▸ Record set:
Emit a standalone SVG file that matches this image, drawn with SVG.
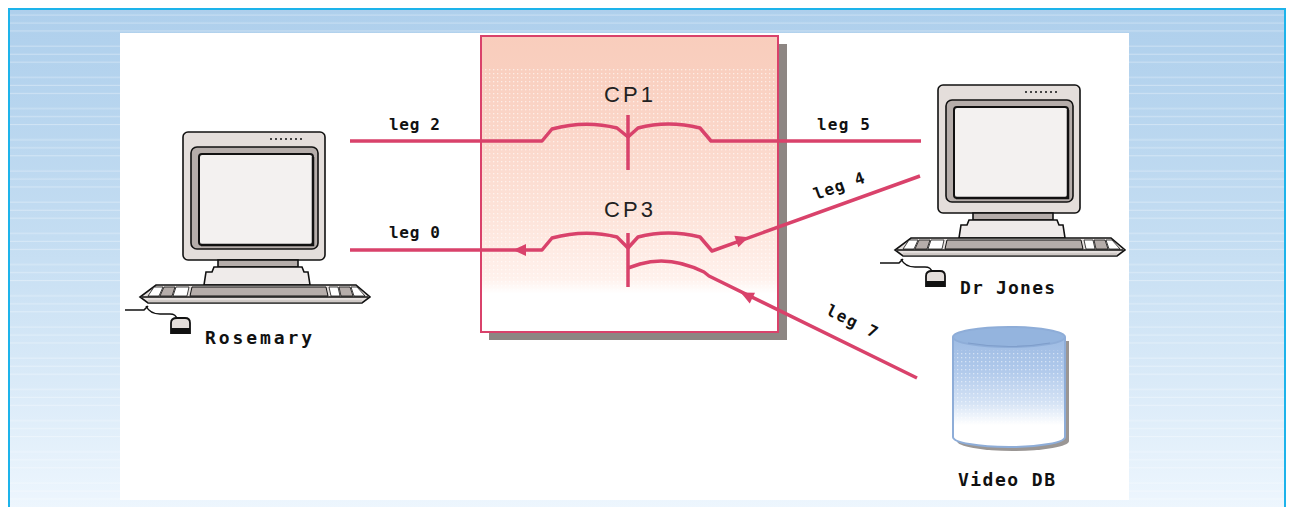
<svg xmlns="http://www.w3.org/2000/svg" xmlns:xlink="http://www.w3.org/1999/xlink" width="1291" height="507" viewBox="0 0 1291 507">
  <style>
    .leg { fill: none; stroke: #d9426b; stroke-width: 3.5; stroke-linejoin: round; }
    .arrow { fill: #d9426b; }
    .pix { font-family: "DejaVu Sans Mono", "Liberation Mono", monospace; font-weight: bold; font-size: 16px; fill: #111; }
    .name { font-size: 18px; }
    .cp { font-family: "Liberation Sans", Arial, sans-serif; font-size: 22px; fill: #222; letter-spacing: 3px; }
    .ink { stroke: #111; stroke-width: 1.6; }
  </style>
  <defs>
    <linearGradient id="bgGrad" x1="0" y1="0" x2="0" y2="1">
      <stop offset="0" stop-color="#aecfec"/>
      <stop offset="0.45" stop-color="#c4ddf2"/>
      <stop offset="1" stop-color="#eff7fe"/>
    </linearGradient>
    <pattern id="stripes" patternUnits="userSpaceOnUse" x="0" y="9" width="20" height="31.2">
      <rect x="0" y="5.5" width="20" height="1" fill="#ffffff" opacity="0.35"/>
      <rect x="0" y="13.5" width="20" height="1" fill="#ffffff" opacity="0.35"/>
      <rect x="0" y="21.5" width="20" height="1" fill="#ffffff" opacity="0.35"/>
    </pattern>
    <linearGradient id="cpGrad" x1="0" y1="36" x2="0" y2="332" gradientUnits="userSpaceOnUse">
      <stop offset="0" stop-color="#f9cdbc"/>
      <stop offset="0.11" stop-color="#f9cfbf"/>
      <stop offset="0.35" stop-color="#fbd7ca"/>
      <stop offset="0.6" stop-color="#fde3d9"/>
      <stop offset="0.82" stop-color="#fff1ec"/>
      <stop offset="0.87" stop-color="#ffffff"/>
      <stop offset="1" stop-color="#ffffff"/>
    </linearGradient>
    <pattern id="dots" patternUnits="userSpaceOnUse" width="4" height="4">
      <rect x="1" y="1" width="1.3" height="1.3" fill="#ffffff"/>
    </pattern>
    <linearGradient id="dbGrad" x1="0" y1="337" x2="0" y2="447" gradientUnits="userSpaceOnUse">
      <stop offset="0" stop-color="#9dbbe3"/>
      <stop offset="0.3" stop-color="#b0c9eb"/>
      <stop offset="0.6" stop-color="#d5e3f5"/>
      <stop offset="0.8" stop-color="#ffffff"/>
      <stop offset="1" stop-color="#ffffff"/>
    </linearGradient>

    <!-- desktop computer: monitor, stand, keyboard, mouse -->
    <g id="pc">
      <rect x="183" y="132" width="142" height="128" rx="5" fill="#e4dedb" class="ink" stroke-width="2"/>
      <g fill="#444">
        <rect x="270" y="138" width="2" height="2"/><rect x="275" y="138" width="2" height="2"/>
        <rect x="280" y="138" width="2" height="2"/><rect x="285" y="138" width="2" height="2"/>
        <rect x="290" y="138" width="2" height="2"/><rect x="295" y="138" width="2" height="2"/>
        <rect x="300" y="138" width="2" height="2"/>
      </g>
      <rect x="191" y="147" width="127" height="102" rx="6" fill="#b5adaa" class="ink"/>
      <rect x="199" y="154" width="114" height="91" rx="3" fill="#f3f1f0" stroke="#111" stroke-width="2"/>
      <path d="M313 157 V245 H201" fill="none" stroke="#111" stroke-width="2.5"/>
      <rect x="218" y="260" width="80" height="7" fill="#b5adaa" class="ink"/>
      <path d="M214 267 H302 L304 272 L308 272 L310 285 H204 L206 272 L212 272 Z" fill="#efebea" class="ink"/>
      <path d="M156 285 H356 L370 297 L362 303 H148 L140 297 Z" fill="#e6e1df" class="ink" stroke-width="1.8"/>
      <path d="M142 297 H368" fill="none" stroke="#111" stroke-width="1.4"/>
      <path d="M148 301 H362" fill="none" stroke="#cfc9c6" stroke-width="2.5"/>
      <path d="M192 287 H326 L328 296 H190 Z" fill="#b5adaa" stroke="#111" stroke-width="1"/>
      <path d="M154 287 H163 L159 296 H148 Z" fill="#ffffff" stroke="#111" stroke-width="0.8"/>
      <path d="M164 287 H175 L172 296 H160 Z" fill="#b5adaa" stroke="#111" stroke-width="0.8"/>
      <path d="M176 287 H189 L187 296 H173 Z" fill="#ffffff" stroke="#111" stroke-width="0.8"/>
      <path d="M329 287 H338 L340 296 H331 Z" fill="#ffffff" stroke="#111" stroke-width="0.8"/>
      <path d="M339 287 H350 L353 296 H341 Z" fill="#b5adaa" stroke="#111" stroke-width="0.8"/>
      <path d="M351 287 H357 L365 296 H354 Z" fill="#ffffff" stroke="#111" stroke-width="0.8"/>
      <path d="M125 310 H144 L148 306" fill="none" stroke="#111" stroke-width="1.6"/>
      <path d="M146 306 Q150 314 160 314 H170 Q176 314 177 319" fill="none" stroke="#111" stroke-width="1.4"/>
      <path d="M171 323 Q171 318 177 318 H185 Q190 318 190 323 V333 H171 Z" fill="#e4dedb" stroke="#111" stroke-width="1.8"/>
      <rect x="171" y="328" width="19" height="5" fill="#111"/>
    </g>
  </defs>

  <!-- page frame with striped gradient -->
  <rect x="9" y="9" width="1276" height="510" fill="url(#bgGrad)"/>
  <rect x="9" y="9" width="1276" height="510" fill="url(#stripes)"/>
  <rect x="9" y="9" width="1276" height="510" fill="none" stroke="#1db3ea" stroke-width="2"/>
  <rect x="120" y="33" width="1009" height="467" fill="#ffffff"/>

  <!-- connection-point box -->
  <g id="cp-box">
    <rect x="489" y="44" width="298" height="296" fill="#8d8683"/>
    <rect x="481" y="36" width="297" height="296" fill="url(#cpGrad)"/>
    <rect x="481" y="68" width="297" height="230" fill="url(#dots)" opacity="0.6"/>
    <rect x="481" y="36" width="297" height="296" fill="none" stroke="#d9426b" stroke-width="2"/>
  </g>

  <g id="cp1">
    <text class="cp" x="630" y="102" text-anchor="middle">CP1</text>
  </g>
  <g id="cp3">
    <text class="cp" x="630" y="217" text-anchor="middle">CP3</text>
  </g>

  <!-- legs and the connection points joining them -->
  <g id="connectors">
    <path class="leg" d="M350 141 H542 L552 129 Q585 120 617 128 L628 137 L638 128 Q668 120 700 128 L711 141 H921"/>
    <path class="leg" d="M628 115 V170"/>
    <path class="leg" d="M350 250 H542 L552 238 Q585 229 617 237 L628 248 L638 237 Q668 229 700 237 L712 251 L920 176"/>
    <path class="leg" d="M628 233 V287"/>
    <path class="leg" d="M628 268 L640 264 Q670 255 704 272 L709 276 L917 378"/>
    <path class="arrow" d="M7 0 L-6 -6 L-6 6 Z" transform="translate(520 250) rotate(180)"/>
    <path class="arrow" d="M7 0 L-6 -6 L-6 6 Z" transform="translate(742 239.5) rotate(-19.6)"/>
    <path class="arrow" d="M7 0 L-6 -6 L-6 6 Z" transform="translate(747 295.5) rotate(206)"/>
  </g>

  <g id="leg-labels">
    <text class="pix" x="389" y="130" textLength="51" lengthAdjust="spacing">leg 2</text>
    <text class="pix" x="389" y="238" textLength="51" lengthAdjust="spacing">leg 0</text>
    <text class="pix" x="817" y="130" textLength="53" lengthAdjust="spacing">leg 5</text>
    <text class="pix" x="0" y="0" textLength="53" lengthAdjust="spacing" transform="translate(816 200) rotate(-19.6)">leg 4</text>
    <text class="pix" x="0" y="0" textLength="55" lengthAdjust="spacing" transform="translate(825 314) rotate(26)">leg 7</text>
  </g>

  <g id="rosemary">
    <use xlink:href="#pc"/>
    <text class="pix name" x="205" y="344" textLength="107" lengthAdjust="spacing">Rosemary</text>
  </g>

  <g id="dr-jones">
    <use xlink:href="#pc" transform="translate(755 -47)"/>
    <text class="pix name" x="960" y="294" textLength="95" lengthAdjust="spacing">Dr Jones</text>
  </g>

  <g id="video-db">
    <path d="M957 341 V441 A56 10 0 0 0 1069 441 V341 Z" fill="#9a9694"/>
    <path d="M953 337 V437 A56 10 0 0 0 1065 437 V337 Z" fill="url(#dbGrad)"/>
    <path d="M953 350 V430 A56 10 0 0 0 1065 430 V350 Z" fill="url(#dots)" opacity="0.5"/>
    <path d="M953 337 V437 A56 10 0 0 0 1065 437 V337" fill="none" stroke="#8eadd8" stroke-width="2"/>
    <ellipse cx="1009" cy="337" rx="56" ry="10" fill="#94b4de" stroke="#8eadd8" stroke-width="2"/>
    <path d="M968 343 Q1009 350 1050 343" fill="none" stroke="#7f9ecb" stroke-width="1.2"/>
    <text class="pix name" x="958" y="486" textLength="97" lengthAdjust="spacing">Video DB</text>
  </g>
</svg>
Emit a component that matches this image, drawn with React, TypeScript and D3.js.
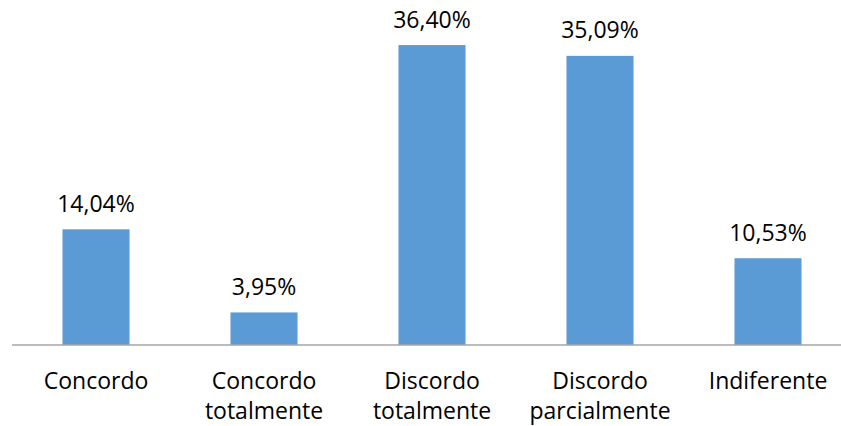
import React from "react";
import * as d3 from "d3";

const categories: string[][] = [
  ["Concordo"],
  ["Concordo", "totalmente"],
  ["Discordo", "totalmente"],
  ["Discordo", "parcialmente"],
  ["Indiferente"],
];
const values: number[] = [14.04, 3.95, 36.4, 35.09, 10.53];
const labels: string[] = ["14,04%", "3,95%", "36,40%", "35,09%", "10,53%"];

const W = 841;
const H = 426;
const FONT = "'Open Sans', 'Liberation Sans', sans-serif";

export default function App() {
  const keys = categories.map((c) => c.join(" "));
  const x = d3
    .scaleBand<string>()
    .domain(keys)
    .range([12, 852])
    .paddingInner(0.601)
    .paddingOuter(0.3005);
  const y = d3.scaleLinear().domain([0, 40]).range([345, 15.4]);

  return (
    <div style={{ position: "fixed", left: 0, top: 0 }}>
      <svg width={W} height={H} style={{ display: "block", background: "#fff" }}>
        {values.map((v, i) => (
          <rect
            key={keys[i]}
            x={x(keys[i])}
            y={y(v)}
            width={x.bandwidth()}
            height={y(0) - y(v)}
            fill="#5b9bd5"
          />
        ))}
        <line x1={12} x2={W} y1={y(0)} y2={y(0)} stroke="#a6a6a6" strokeWidth={1.3} />
        {values.map((v, i) => (
          <text
            key={"l" + i}
            x={(x(keys[i]) as number) + x.bandwidth() / 2}
            y={y(v) - 17.5}
            textAnchor="middle"
            fontFamily={FONT}
            fontSize={23}
            fill="#000"
          >
            {labels[i]}
          </text>
        ))}
        {categories.map((lines, i) => (
          <text
            key={"c" + i}
            textAnchor="middle"
            fontFamily={FONT}
            fontSize={23}
            fill="#000"
          >
            {lines.map((ln, j) => (
              <tspan
                key={j}
                x={(x(keys[i]) as number) + x.bandwidth() / 2}
                y={389 + j * 30}
              >
                {ln}
              </tspan>
            ))}
          </text>
        ))}
      </svg>
    </div>
  );
}
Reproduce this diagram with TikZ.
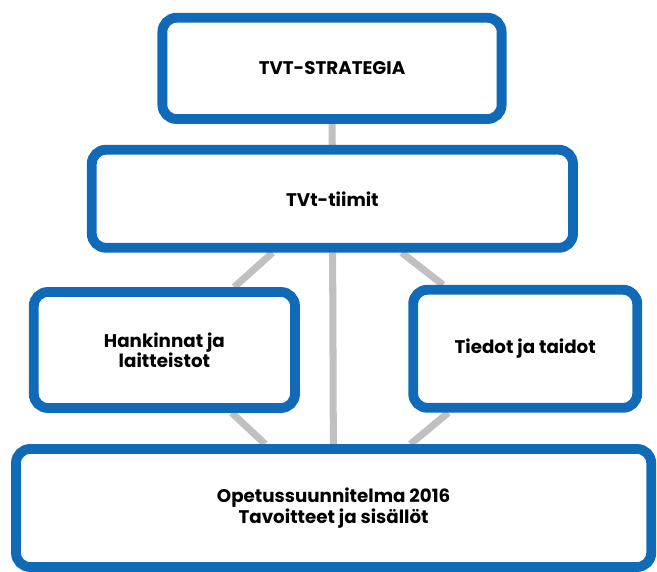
\documentclass[tikz,border=0pt]{standalone}
\usepackage{fontspec}
\setmainfont{Poppins}
\usepackage{xcolor}
\definecolor{tvtblue}{RGB}{16,106,184}
\definecolor{tvtgray}{RGB}{192,192,194}
\usetikzlibrary{backgrounds}

\begin{document}
\begin{tikzpicture}[
  tvtbox/.style={
    rectangle, rounded corners=10pt,
    draw=tvtblue, line width=7pt,
    fill=white, inner sep=0pt,
    font=\fontsize{13}{14.4}\selectfont\bfseries,
    align=center,
    text=black
  },
  link/.style={draw=tvtgray, line width=5pt}
]
\useasboundingbox (0,0) rectangle (16.425,14.3);

\node[tvtbox, minimum width=8.48cm,  minimum height=2.53cm] (strat)  at (8.30,12.59) {TVT-STRATEGIA};
\node[tvtbox, minimum width=12.03cm, minimum height=2.45cm] (tiimit) at (8.31,9.33)  {TVt-tiimit};
\node[tvtbox, minimum width=6.53cm,  minimum height=2.90cm] (hank)   at (4.11,5.55)  {Hankinnat ja\\laitteistot};
\node[tvtbox, minimum width=5.60cm,  minimum height=2.95cm] (tiedot) at (13.13,5.58) {Tiedot ja taidot};
\node[tvtbox, minimum width=15.88cm, minimum height=2.95cm] (ops)    at (8.34,1.60)  {Opetussuunnitelma 2016\\Tavoitteet ja sisällöt};

\begin{scope}[on background layer]
\draw[link] (strat) -- (tiimit);
\draw[link] (tiimit) -- (hank);
\draw[link] (tiimit) -- (tiedot);
\draw[link] (tiimit) -- (ops);
\draw[link] (hank) -- (ops);
\draw[link] (tiedot) -- (ops);
\end{scope}
\end{tikzpicture}
\end{document}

▸ Problem: Write out, exactly, each line from the one containing "Reproduce this diagram with TikZ." down to the final line of the data above. Both of those lines count, and the pictures are left out.

▸ Solution to this problem:
Reproduce this diagram with TikZ.
\documentclass[tikz,border=0pt]{standalone}
\usepackage{fontspec}
\setmainfont{Poppins}
\usepackage{xcolor}
\definecolor{tvtblue}{RGB}{16,106,184}
\definecolor{tvtgray}{RGB}{192,192,194}
\usetikzlibrary{backgrounds}

\begin{document}
\begin{tikzpicture}[
  tvtbox/.style={
    rectangle, rounded corners=10pt,
    draw=tvtblue, line width=7pt,
    fill=white, inner sep=0pt,
    font=\fontsize{13}{14.4}\selectfont\bfseries,
    align=center,
    text=black
  },
  link/.style={draw=tvtgray, line width=5pt}
]
\useasboundingbox (0,0) rectangle (16.425,14.3);

\node[tvtbox, minimum width=8.48cm,  minimum height=2.53cm] (strat)  at (8.30,12.59) {TVT-STRATEGIA};
\node[tvtbox, minimum width=12.03cm, minimum height=2.45cm] (tiimit) at (8.31,9.33)  {TVt-tiimit};
\node[tvtbox, minimum width=6.53cm,  minimum height=2.90cm] (hank)   at (4.11,5.55)  {Hankinnat ja\\laitteistot};
\node[tvtbox, minimum width=5.60cm,  minimum height=2.95cm] (tiedot) at (13.13,5.58) {Tiedot ja taidot};
\node[tvtbox, minimum width=15.88cm, minimum height=2.95cm] (ops)    at (8.34,1.60)  {Opetussuunnitelma 2016\\Tavoitteet ja sisällöt};

\begin{scope}[on background layer]
\draw[link] (strat) -- (tiimit);
\draw[link] (tiimit) -- (hank);
\draw[link] (tiimit) -- (tiedot);
\draw[link] (tiimit) -- (ops);
\draw[link] (hank) -- (ops);
\draw[link] (tiedot) -- (ops);
\end{scope}
\end{tikzpicture}
\end{document}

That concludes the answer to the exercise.